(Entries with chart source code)
□ □ □
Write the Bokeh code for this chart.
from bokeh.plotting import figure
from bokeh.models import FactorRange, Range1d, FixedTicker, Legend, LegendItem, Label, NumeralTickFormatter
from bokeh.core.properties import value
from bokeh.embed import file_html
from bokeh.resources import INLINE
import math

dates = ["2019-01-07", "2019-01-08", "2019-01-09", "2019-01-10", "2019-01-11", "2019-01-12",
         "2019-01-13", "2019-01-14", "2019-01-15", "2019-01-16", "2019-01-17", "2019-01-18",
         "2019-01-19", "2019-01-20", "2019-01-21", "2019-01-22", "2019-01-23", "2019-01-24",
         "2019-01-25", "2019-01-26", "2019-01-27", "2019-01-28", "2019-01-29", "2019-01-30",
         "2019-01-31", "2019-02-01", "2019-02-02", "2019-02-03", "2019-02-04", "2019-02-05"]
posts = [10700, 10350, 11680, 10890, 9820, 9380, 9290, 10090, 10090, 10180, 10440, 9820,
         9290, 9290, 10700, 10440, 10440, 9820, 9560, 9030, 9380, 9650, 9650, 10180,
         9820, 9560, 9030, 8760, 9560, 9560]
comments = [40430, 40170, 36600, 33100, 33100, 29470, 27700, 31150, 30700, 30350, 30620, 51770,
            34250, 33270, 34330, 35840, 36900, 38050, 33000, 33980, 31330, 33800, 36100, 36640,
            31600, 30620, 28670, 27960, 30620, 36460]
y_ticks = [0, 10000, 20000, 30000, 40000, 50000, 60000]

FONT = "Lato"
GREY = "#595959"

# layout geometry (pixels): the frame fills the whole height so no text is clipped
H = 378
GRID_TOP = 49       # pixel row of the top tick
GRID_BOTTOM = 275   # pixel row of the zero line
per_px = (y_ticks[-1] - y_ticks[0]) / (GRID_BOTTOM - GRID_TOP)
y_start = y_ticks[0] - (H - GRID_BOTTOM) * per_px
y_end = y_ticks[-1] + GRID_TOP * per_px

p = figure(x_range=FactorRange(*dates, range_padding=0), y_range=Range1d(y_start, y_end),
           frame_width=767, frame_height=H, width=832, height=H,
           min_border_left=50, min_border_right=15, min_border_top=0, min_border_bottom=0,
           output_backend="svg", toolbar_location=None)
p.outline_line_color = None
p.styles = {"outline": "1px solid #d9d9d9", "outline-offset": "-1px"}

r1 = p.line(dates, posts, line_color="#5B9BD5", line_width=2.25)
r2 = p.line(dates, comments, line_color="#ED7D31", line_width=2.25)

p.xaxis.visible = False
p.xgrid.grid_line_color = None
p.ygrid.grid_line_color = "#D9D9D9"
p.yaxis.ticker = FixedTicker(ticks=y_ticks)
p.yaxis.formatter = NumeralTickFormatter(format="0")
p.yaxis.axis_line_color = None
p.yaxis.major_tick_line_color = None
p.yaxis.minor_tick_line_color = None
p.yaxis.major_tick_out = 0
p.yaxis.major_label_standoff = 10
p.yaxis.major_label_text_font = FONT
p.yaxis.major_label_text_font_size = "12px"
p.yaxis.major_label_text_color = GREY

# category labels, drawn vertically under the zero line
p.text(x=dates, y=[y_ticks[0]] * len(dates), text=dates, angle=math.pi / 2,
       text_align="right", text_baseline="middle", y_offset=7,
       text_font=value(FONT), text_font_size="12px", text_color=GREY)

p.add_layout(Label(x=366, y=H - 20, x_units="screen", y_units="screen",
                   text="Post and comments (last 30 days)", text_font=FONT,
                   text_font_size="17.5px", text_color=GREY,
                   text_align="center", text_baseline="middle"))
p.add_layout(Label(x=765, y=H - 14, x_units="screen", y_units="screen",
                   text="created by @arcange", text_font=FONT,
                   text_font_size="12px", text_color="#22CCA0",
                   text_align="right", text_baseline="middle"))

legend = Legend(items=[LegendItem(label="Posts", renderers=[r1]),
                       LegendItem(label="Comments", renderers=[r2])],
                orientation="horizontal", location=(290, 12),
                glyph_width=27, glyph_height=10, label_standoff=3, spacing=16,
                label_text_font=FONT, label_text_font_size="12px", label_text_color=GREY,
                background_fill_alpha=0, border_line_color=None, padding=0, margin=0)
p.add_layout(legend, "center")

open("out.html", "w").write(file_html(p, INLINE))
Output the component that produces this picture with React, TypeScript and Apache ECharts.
□ □ □
Please set down each line of the records exactly as given.

## SOLUTION FOR THIS TASK
Write the Bokeh code for this chart.
from bokeh.plotting import figure
from bokeh.models import FactorRange, Range1d, FixedTicker, Legend, LegendItem, Label, NumeralTickFormatter
from bokeh.core.properties import value
from bokeh.embed import file_html
from bokeh.resources import INLINE
import math

dates = ["2019-01-07", "2019-01-08", "2019-01-09", "2019-01-10", "2019-01-11", "2019-01-12",
         "2019-01-13", "2019-01-14", "2019-01-15", "2019-01-16", "2019-01-17", "2019-01-18",
         "2019-01-19", "2019-01-20", "2019-01-21", "2019-01-22", "2019-01-23", "2019-01-24",
         "2019-01-25", "2019-01-26", "2019-01-27", "2019-01-28", "2019-01-29", "2019-01-30",
         "2019-01-31", "2019-02-01", "2019-02-02", "2019-02-03", "2019-02-04", "2019-02-05"]
posts = [10700, 10350, 11680, 10890, 9820, 9380, 9290, 10090, 10090, 10180, 10440, 9820,
         9290, 9290, 10700, 10440, 10440, 9820, 9560, 9030, 9380, 9650, 9650, 10180,
         9820, 9560, 9030, 8760, 9560, 9560]
comments = [40430, 40170, 36600, 33100, 33100, 29470, 27700, 31150, 30700, 30350, 30620, 51770,
            34250, 33270, 34330, 35840, 36900, 38050, 33000, 33980, 31330, 33800, 36100, 36640,
            31600, 30620, 28670, 27960, 30620, 36460]
y_ticks = [0, 10000, 20000, 30000, 40000, 50000, 60000]

FONT = "Lato"
GREY = "#595959"

# layout geometry (pixels): the frame fills the whole height so no text is clipped
H = 378
GRID_TOP = 49       # pixel row of the top tick
GRID_BOTTOM = 275   # pixel row of the zero line
per_px = (y_ticks[-1] - y_ticks[0]) / (GRID_BOTTOM - GRID_TOP)
y_start = y_ticks[0] - (H - GRID_BOTTOM) * per_px
y_end = y_ticks[-1] + GRID_TOP * per_px

p = figure(x_range=FactorRange(*dates, range_padding=0), y_range=Range1d(y_start, y_end),
           frame_width=767, frame_height=H, width=832, height=H,
           min_border_left=50, min_border_right=15, min_border_top=0, min_border_bottom=0,
           output_backend="svg", toolbar_location=None)
p.outline_line_color = None
p.styles = {"outline": "1px solid #d9d9d9", "outline-offset": "-1px"}

r1 = p.line(dates, posts, line_color="#5B9BD5", line_width=2.25)
r2 = p.line(dates, comments, line_color="#ED7D31", line_width=2.25)

p.xaxis.visible = False
p.xgrid.grid_line_color = None
p.ygrid.grid_line_color = "#D9D9D9"
p.yaxis.ticker = FixedTicker(ticks=y_ticks)
p.yaxis.formatter = NumeralTickFormatter(format="0")
p.yaxis.axis_line_color = None
p.yaxis.major_tick_line_color = None
p.yaxis.minor_tick_line_color = None
p.yaxis.major_tick_out = 0
p.yaxis.major_label_standoff = 10
p.yaxis.major_label_text_font = FONT
p.yaxis.major_label_text_font_size = "12px"
p.yaxis.major_label_text_color = GREY

# category labels, drawn vertically under the zero line
p.text(x=dates, y=[y_ticks[0]] * len(dates), text=dates, angle=math.pi / 2,
       text_align="right", text_baseline="middle", y_offset=7,
       text_font=value(FONT), text_font_size="12px", text_color=GREY)

p.add_layout(Label(x=366, y=H - 20, x_units="screen", y_units="screen",
                   text="Post and comments (last 30 days)", text_font=FONT,
                   text_font_size="17.5px", text_color=GREY,
                   text_align="center", text_baseline="middle"))
p.add_layout(Label(x=765, y=H - 14, x_units="screen", y_units="screen",
                   text="created by @arcange", text_font=FONT,
                   text_font_size="12px", text_color="#22CCA0",
                   text_align="right", text_baseline="middle"))

legend = Legend(items=[LegendItem(label="Posts", renderers=[r1]),
                       LegendItem(label="Comments", renderers=[r2])],
                orientation="horizontal", location=(290, 12),
                glyph_width=27, glyph_height=10, label_standoff=3, spacing=16,
                label_text_font=FONT, label_text_font_size="12px", label_text_color=GREY,
                background_fill_alpha=0, border_line_color=None, padding=0, margin=0)
p.add_layout(legend, "center")

open("out.html", "w").write(file_html(p, INLINE))
Output the component that produces this picture with React, TypeScript and Apache ECharts.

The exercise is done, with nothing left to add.